The collision evidence begins to be visible on the east shoulder in the location next to the Gorski Consulting vehicle parked on the west roadside.

Thus this is uncommon since, in a majority of instances, a vehicle that is involved in a single-vehicle rollover is often involved in several motions, back and forth, as it slips into progressively greater clockwise and counter-clockwise “yawing” rotations that eventually lead to a final exit from a road surface. Such motions are often visible for several hundred metres before the actual location of exit from the road.
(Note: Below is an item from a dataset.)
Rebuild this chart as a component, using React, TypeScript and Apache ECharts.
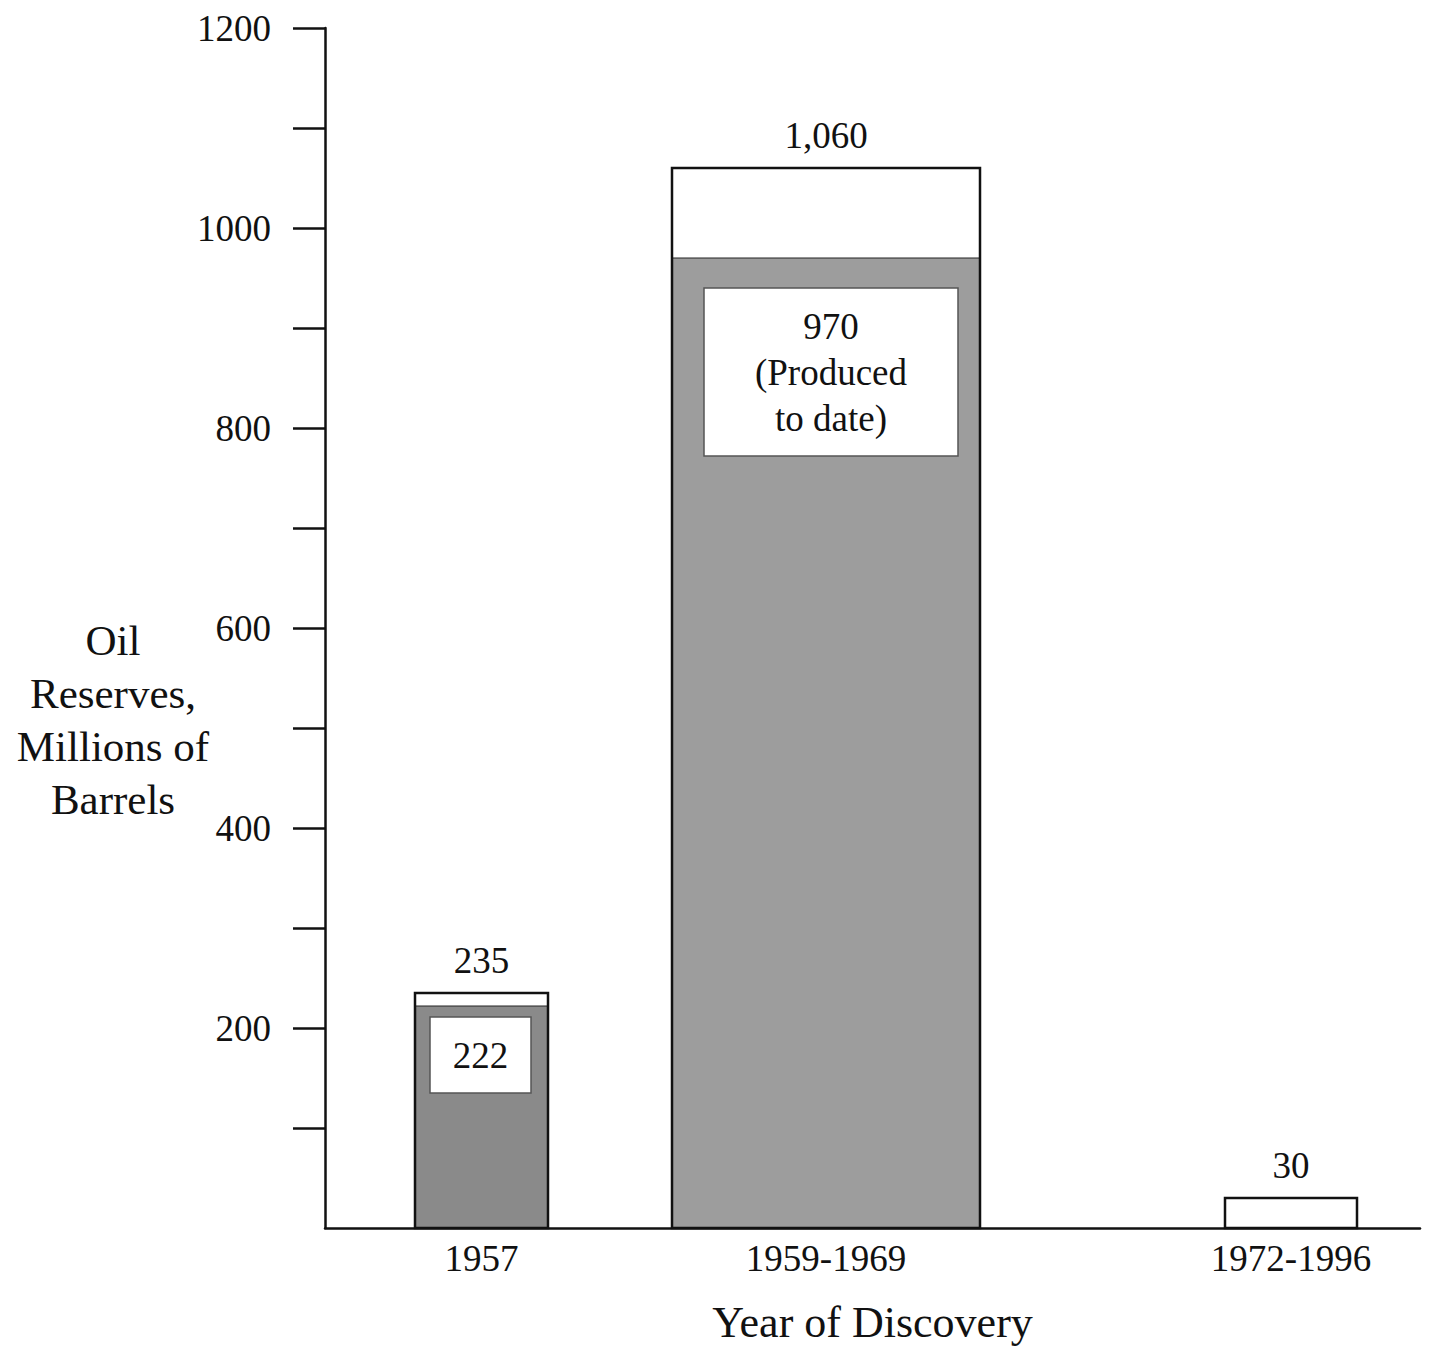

But in the present case we just see the single tire mark in the northbound lane indicating that the vehicle left the road surface in an apparent, abrupt motion, without any evidence of the noted, yawing.

For completeness the two photos below show the evidence produced by the Mustang as it entered the east roadside and commenced its rollover.

View of the tire marks caused by the Mustang as it rotated, counter-clockwise into the east roadside.

View of the gouging of the east, grass roadside where the right side tires of the Mustang dug into the earth. The rollover commenced at the end of the tire marks in the background.

Given that seat-belt usage is very high, it needs to be explained why the female passenger of the Mustang was ejected from the vehicle. In some instances police will indicate that an ejection occurred even though the occupant was primarily within the vehicle but the upper body was exposed to the outside from such conditions as roof displacement. While such instances are not common they need to be revealed when they occur so that the occurrence of this undesirable outcome is properly exposed.

While further information may be revealed, it is unlikely that the public will be provided with a properly detailed explanation about how and why this collision occurred and whether the fatal injuries should be expected. Invariably the official comment that is delivered is that police “are still conducting their investigation” and the results of that investigation are never made public.

Through its taxes the public provides the funds for police to conduct their collision investigations. While the results of these data and reports are needed to develop the proper policies at government levels, that cannot be the sole reason for this activity. Presently the results of such police investigations never see the light of day, even when matters reach a criminal trial or civil litigation. While general comments are passed on by police about roadway safety, such propaganda rarely hits home as the public rarely appreciates that these comments have connections to real-life consequences.